• **WHAT THE TASK REQUIRES**: Write out, word for word, every line from the first one through the line that holds "14, 4, 0, 0];", and nothing else; skip the pictures.
▼
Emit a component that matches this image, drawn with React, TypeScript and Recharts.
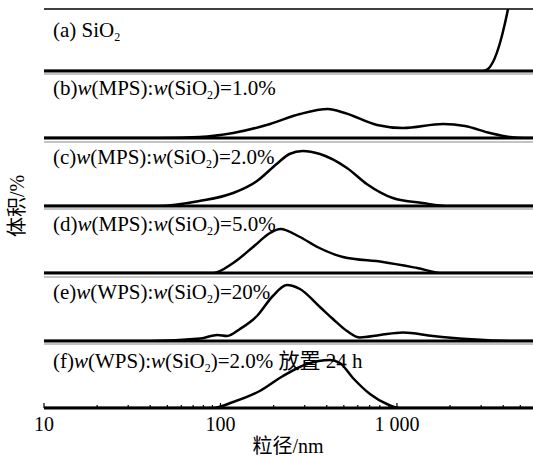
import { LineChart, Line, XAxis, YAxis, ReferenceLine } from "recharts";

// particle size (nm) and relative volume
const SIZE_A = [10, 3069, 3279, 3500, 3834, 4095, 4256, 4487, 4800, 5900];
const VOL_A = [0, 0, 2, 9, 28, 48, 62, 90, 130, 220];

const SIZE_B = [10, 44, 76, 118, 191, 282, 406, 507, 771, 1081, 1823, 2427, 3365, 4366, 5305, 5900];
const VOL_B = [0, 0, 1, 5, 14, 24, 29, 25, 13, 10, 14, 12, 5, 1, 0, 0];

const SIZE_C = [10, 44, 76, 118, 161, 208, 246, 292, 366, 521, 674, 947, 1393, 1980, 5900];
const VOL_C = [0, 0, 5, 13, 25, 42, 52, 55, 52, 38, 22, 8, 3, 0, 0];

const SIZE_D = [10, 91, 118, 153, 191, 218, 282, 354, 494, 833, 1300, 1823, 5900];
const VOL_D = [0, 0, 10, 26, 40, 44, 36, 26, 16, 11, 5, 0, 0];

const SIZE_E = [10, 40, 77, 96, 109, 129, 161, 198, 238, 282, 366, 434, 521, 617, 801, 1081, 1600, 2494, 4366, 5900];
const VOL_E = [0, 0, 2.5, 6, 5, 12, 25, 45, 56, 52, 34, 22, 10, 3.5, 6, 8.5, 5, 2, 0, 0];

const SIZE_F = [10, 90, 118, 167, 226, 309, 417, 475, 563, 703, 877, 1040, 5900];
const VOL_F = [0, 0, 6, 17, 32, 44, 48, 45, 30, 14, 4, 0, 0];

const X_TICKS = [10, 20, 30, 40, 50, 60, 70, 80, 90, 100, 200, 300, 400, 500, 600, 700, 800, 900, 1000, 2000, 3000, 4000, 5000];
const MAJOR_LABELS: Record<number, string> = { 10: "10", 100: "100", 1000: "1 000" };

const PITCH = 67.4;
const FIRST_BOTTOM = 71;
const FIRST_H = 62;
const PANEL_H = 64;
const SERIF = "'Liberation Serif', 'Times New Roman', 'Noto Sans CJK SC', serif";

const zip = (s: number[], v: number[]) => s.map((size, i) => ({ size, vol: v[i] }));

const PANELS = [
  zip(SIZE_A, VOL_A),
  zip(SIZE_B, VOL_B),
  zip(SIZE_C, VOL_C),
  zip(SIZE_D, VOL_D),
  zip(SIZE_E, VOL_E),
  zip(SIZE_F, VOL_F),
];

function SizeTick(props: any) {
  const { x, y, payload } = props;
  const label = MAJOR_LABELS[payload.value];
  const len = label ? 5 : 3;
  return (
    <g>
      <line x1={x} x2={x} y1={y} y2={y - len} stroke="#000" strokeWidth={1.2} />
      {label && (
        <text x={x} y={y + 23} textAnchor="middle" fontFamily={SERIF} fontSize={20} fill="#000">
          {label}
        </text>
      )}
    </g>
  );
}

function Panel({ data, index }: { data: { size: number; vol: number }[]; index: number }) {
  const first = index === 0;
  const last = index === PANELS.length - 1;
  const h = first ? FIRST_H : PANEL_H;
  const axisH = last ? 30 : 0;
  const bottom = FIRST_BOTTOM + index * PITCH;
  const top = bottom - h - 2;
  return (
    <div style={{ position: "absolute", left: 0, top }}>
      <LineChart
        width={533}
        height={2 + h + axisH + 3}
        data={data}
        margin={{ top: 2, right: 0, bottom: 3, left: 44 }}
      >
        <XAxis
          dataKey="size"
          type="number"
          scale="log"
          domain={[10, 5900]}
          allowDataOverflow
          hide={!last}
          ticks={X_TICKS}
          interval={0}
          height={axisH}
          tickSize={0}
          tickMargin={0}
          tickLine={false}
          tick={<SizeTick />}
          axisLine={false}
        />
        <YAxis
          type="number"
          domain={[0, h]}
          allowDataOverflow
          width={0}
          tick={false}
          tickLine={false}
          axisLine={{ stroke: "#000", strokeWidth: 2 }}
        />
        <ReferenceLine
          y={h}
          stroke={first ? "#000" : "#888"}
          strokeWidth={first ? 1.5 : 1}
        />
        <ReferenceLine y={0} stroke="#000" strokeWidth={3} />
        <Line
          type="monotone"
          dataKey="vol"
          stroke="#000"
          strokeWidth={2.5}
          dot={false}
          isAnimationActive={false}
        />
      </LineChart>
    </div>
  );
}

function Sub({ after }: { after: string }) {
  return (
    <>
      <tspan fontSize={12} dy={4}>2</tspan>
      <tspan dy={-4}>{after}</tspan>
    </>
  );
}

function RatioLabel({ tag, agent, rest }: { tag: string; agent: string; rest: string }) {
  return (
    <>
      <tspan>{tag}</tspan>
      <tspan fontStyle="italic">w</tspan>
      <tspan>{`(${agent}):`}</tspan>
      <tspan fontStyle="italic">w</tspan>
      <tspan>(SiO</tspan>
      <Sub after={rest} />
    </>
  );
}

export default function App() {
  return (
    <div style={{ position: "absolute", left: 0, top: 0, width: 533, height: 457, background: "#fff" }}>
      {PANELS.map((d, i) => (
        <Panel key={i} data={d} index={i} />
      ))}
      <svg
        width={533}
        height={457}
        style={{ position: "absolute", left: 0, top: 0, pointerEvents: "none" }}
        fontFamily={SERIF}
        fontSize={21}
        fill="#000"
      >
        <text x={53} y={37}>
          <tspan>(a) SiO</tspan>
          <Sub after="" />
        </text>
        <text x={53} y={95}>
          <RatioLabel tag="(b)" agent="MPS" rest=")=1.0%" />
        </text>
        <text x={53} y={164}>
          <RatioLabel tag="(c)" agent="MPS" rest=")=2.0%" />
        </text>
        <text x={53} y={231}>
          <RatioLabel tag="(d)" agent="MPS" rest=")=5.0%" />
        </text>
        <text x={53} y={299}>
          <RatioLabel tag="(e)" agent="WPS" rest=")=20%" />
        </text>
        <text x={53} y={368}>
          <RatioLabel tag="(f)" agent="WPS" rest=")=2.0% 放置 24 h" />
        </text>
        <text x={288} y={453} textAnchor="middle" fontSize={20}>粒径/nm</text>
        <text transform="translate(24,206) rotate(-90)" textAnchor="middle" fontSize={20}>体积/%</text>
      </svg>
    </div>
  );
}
▲
• **EXERCISE OUTPUT**:
Emit a component that matches this image, drawn with React, TypeScript and Recharts.
import { LineChart, Line, XAxis, YAxis, ReferenceLine } from "recharts";

// particle size (nm) and relative volume
const SIZE_A = [10, 3069, 3279, 3500, 3834, 4095, 4256, 4487, 4800, 5900];
const VOL_A = [0, 0, 2, 9, 28, 48, 62, 90, 130, 220];

const SIZE_B = [10, 44, 76, 118, 191, 282, 406, 507, 771, 1081, 1823, 2427, 3365, 4366, 5305, 5900];
const VOL_B = [0, 0, 1, 5, 14, 24, 29, 25, 13, 10, 14, 12, 5, 1, 0, 0];

const SIZE_C = [10, 44, 76, 118, 161, 208, 246, 292, 366, 521, 674, 947, 1393, 1980, 5900];
const VOL_C = [0, 0, 5, 13, 25, 42, 52, 55, 52, 38, 22, 8, 3, 0, 0];

const SIZE_D = [10, 91, 118, 153, 191, 218, 282, 354, 494, 833, 1300, 1823, 5900];
const VOL_D = [0, 0, 10, 26, 40, 44, 36, 26, 16, 11, 5, 0, 0];

const SIZE_E = [10, 40, 77, 96, 109, 129, 161, 198, 238, 282, 366, 434, 521, 617, 801, 1081, 1600, 2494, 4366, 5900];
const VOL_E = [0, 0, 2.5, 6, 5, 12, 25, 45, 56, 52, 34, 22, 10, 3.5, 6, 8.5, 5, 2, 0, 0];

const SIZE_F = [10, 90, 118, 167, 226, 309, 417, 475, 563, 703, 877, 1040, 5900];
const VOL_F = [0, 0, 6, 17, 32, 44, 48, 45, 30, 14, 4, 0, 0];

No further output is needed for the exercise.